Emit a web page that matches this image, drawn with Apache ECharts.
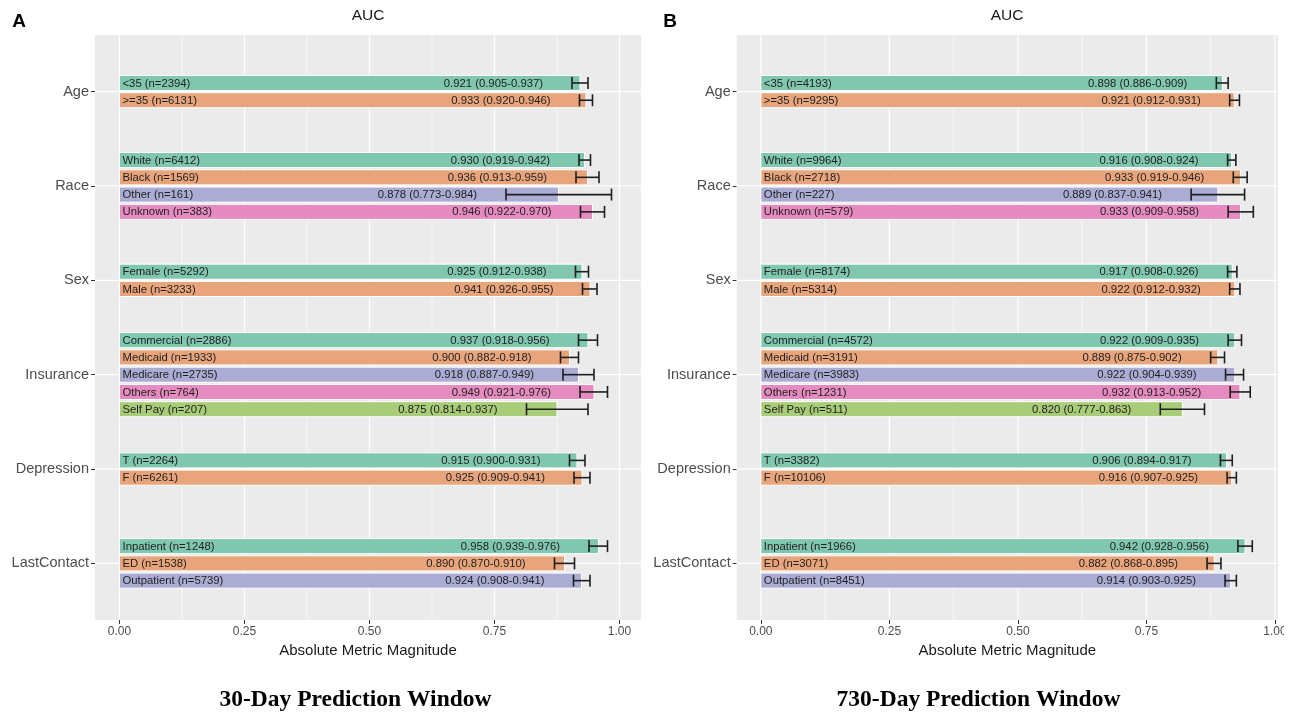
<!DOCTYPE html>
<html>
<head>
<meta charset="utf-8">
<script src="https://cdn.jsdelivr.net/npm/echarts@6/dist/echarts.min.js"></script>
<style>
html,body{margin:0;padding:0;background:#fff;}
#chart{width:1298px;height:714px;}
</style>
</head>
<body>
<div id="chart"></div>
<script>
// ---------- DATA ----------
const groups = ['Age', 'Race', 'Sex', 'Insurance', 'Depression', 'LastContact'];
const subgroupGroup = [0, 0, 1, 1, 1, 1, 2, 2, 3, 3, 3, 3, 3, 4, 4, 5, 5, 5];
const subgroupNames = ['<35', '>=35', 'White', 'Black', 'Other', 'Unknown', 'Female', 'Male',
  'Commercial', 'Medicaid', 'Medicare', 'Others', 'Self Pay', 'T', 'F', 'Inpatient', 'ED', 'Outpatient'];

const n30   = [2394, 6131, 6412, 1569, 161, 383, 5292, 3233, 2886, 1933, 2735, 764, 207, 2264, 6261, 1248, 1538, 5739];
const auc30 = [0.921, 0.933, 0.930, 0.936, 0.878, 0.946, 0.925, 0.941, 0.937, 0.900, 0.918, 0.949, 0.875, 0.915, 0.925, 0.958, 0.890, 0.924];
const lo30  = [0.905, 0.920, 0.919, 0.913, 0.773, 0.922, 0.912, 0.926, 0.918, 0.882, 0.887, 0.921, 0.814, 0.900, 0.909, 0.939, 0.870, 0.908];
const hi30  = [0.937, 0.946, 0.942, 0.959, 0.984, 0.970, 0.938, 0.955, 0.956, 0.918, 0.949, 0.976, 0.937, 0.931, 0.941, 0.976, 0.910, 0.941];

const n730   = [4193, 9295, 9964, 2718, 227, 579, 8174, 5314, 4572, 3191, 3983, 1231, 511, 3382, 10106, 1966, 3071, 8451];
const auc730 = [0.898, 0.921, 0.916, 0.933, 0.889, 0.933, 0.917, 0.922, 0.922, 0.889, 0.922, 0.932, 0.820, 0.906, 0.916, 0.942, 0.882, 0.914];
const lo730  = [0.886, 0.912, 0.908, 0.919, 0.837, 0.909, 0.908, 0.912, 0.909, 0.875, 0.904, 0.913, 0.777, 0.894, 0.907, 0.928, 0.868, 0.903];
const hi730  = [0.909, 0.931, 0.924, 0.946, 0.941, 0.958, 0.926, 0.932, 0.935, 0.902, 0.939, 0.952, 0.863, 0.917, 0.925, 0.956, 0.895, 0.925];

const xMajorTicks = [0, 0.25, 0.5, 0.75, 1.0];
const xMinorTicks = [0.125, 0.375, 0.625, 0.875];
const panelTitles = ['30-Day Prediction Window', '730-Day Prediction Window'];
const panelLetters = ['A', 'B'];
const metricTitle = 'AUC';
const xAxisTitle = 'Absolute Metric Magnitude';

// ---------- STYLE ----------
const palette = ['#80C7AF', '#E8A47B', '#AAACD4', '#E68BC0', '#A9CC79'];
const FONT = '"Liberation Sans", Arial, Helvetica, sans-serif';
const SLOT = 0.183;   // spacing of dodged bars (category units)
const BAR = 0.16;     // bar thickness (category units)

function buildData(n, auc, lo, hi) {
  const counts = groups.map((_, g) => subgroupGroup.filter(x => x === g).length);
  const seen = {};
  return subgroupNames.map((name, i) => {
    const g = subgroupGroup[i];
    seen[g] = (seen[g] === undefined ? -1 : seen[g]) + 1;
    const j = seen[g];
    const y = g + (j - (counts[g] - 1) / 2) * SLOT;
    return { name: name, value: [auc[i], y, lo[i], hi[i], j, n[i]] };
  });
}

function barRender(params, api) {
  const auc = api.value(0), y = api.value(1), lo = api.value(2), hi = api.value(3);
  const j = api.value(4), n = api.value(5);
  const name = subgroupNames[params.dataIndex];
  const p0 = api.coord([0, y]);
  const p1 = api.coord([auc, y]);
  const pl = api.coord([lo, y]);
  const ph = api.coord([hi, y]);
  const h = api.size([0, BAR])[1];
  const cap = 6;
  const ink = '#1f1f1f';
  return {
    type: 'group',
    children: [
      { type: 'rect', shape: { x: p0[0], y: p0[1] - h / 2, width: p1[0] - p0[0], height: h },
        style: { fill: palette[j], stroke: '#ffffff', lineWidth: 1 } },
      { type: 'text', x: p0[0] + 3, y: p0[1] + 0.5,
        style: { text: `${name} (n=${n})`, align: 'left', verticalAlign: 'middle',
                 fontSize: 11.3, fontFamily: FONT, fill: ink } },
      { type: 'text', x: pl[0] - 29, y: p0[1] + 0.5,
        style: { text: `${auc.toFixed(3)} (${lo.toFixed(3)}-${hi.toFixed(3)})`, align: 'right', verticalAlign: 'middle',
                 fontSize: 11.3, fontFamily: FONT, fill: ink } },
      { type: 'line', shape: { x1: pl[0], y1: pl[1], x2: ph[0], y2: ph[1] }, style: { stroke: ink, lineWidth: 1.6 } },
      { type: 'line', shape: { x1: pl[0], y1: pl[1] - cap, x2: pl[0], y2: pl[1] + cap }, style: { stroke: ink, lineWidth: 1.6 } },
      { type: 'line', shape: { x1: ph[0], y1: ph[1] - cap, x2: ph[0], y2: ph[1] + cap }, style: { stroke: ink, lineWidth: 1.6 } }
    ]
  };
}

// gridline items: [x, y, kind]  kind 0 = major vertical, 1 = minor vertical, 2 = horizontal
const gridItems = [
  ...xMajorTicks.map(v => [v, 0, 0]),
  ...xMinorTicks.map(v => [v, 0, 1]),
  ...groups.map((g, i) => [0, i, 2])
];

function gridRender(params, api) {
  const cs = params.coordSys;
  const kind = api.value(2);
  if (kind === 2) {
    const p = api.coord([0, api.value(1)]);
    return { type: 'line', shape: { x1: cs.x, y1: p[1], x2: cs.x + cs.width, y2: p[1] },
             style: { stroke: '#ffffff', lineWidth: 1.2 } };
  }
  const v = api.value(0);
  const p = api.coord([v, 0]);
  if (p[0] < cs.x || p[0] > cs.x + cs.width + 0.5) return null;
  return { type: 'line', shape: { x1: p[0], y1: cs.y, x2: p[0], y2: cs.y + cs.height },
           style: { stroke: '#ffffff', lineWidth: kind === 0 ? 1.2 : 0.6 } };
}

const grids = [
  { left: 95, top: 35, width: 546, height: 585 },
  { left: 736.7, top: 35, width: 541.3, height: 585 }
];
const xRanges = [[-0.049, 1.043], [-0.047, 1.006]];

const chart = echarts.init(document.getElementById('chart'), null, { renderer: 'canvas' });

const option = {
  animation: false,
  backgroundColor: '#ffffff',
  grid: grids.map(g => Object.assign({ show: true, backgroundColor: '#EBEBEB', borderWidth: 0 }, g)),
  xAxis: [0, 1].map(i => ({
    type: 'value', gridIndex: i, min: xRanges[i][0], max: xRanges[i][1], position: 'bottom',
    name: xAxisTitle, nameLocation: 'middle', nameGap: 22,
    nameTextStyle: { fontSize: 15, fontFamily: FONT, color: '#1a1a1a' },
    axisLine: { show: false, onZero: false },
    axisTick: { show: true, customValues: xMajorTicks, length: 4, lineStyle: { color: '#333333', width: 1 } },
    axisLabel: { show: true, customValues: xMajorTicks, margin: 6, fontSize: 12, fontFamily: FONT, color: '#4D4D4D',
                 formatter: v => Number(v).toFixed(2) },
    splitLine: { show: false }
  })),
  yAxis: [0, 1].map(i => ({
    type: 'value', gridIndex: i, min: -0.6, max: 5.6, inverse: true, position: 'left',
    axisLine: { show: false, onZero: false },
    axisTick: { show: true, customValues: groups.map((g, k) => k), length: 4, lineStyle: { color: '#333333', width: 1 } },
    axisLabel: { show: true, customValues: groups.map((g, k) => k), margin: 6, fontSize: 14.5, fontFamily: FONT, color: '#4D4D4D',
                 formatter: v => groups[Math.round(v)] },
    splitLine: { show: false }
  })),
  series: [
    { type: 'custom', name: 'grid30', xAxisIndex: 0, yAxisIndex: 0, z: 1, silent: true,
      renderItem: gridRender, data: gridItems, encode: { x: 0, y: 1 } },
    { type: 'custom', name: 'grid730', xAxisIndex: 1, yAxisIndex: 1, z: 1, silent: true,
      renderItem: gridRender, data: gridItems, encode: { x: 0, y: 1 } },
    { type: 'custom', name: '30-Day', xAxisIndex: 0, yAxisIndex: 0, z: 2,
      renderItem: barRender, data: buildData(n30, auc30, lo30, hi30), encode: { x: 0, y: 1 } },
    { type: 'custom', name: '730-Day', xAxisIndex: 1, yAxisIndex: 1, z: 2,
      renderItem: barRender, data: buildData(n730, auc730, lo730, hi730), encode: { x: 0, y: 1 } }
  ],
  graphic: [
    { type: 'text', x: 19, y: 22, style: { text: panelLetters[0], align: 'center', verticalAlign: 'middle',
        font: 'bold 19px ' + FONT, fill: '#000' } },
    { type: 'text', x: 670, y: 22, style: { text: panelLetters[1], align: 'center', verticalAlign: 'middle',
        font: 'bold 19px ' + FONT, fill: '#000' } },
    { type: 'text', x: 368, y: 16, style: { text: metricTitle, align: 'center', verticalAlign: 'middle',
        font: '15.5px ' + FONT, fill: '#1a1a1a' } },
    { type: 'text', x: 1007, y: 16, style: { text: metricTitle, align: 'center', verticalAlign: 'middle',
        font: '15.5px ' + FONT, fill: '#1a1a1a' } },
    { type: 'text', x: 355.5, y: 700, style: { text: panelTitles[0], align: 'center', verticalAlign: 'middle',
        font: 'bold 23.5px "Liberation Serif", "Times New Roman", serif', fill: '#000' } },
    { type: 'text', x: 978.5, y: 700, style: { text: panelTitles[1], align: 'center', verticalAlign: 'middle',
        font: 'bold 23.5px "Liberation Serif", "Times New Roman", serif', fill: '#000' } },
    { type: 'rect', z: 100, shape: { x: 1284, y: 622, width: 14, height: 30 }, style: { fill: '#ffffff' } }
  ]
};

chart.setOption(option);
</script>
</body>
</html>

++++++

[TASK DETAILS] Return only the lines running from the top of the data to the line that holds "0.956, 0.895, 0.925];". Include both of those lines, but skip the pictures.

[SOLVED EXERCISE]
Emit a web page that matches this image, drawn with Apache ECharts.
<!DOCTYPE html>
<html>
<head>
<meta charset="utf-8">
<script src="https://cdn.jsdelivr.net/npm/echarts@6/dist/echarts.min.js"></script>
<style>
html,body{margin:0;padding:0;background:#fff;}
#chart{width:1298px;height:714px;}
</style>
</head>
<body>
<div id="chart"></div>
<script>
// ---------- DATA ----------
const groups = ['Age', 'Race', 'Sex', 'Insurance', 'Depression', 'LastContact'];
const subgroupGroup = [0, 0, 1, 1, 1, 1, 2, 2, 3, 3, 3, 3, 3, 4, 4, 5, 5, 5];
const subgroupNames = ['<35', '>=35', 'White', 'Black', 'Other', 'Unknown', 'Female', 'Male',
  'Commercial', 'Medicaid', 'Medicare', 'Others', 'Self Pay', 'T', 'F', 'Inpatient', 'ED', 'Outpatient'];

const n30   = [2394, 6131, 6412, 1569, 161, 383, 5292, 3233, 2886, 1933, 2735, 764, 207, 2264, 6261, 1248, 1538, 5739];
const auc30 = [0.921, 0.933, 0.930, 0.936, 0.878, 0.946, 0.925, 0.941, 0.937, 0.900, 0.918, 0.949, 0.875, 0.915, 0.925, 0.958, 0.890, 0.924];
const lo30  = [0.905, 0.920, 0.919, 0.913, 0.773, 0.922, 0.912, 0.926, 0.918, 0.882, 0.887, 0.921, 0.814, 0.900, 0.909, 0.939, 0.870, 0.908];
const hi30  = [0.937, 0.946, 0.942, 0.959, 0.984, 0.970, 0.938, 0.955, 0.956, 0.918, 0.949, 0.976, 0.937, 0.931, 0.941, 0.976, 0.910, 0.941];

const n730   = [4193, 9295, 9964, 2718, 227, 579, 8174, 5314, 4572, 3191, 3983, 1231, 511, 3382, 10106, 1966, 3071, 8451];
const auc730 = [0.898, 0.921, 0.916, 0.933, 0.889, 0.933, 0.917, 0.922, 0.922, 0.889, 0.922, 0.932, 0.820, 0.906, 0.916, 0.942, 0.882, 0.914];
const lo730  = [0.886, 0.912, 0.908, 0.919, 0.837, 0.909, 0.908, 0.912, 0.909, 0.875, 0.904, 0.913, 0.777, 0.894, 0.907, 0.928, 0.868, 0.903];
const hi730  = [0.909, 0.931, 0.924, 0.946, 0.941, 0.958, 0.926, 0.932, 0.935, 0.902, 0.939, 0.952, 0.863, 0.917, 0.925, 0.956, 0.895, 0.925];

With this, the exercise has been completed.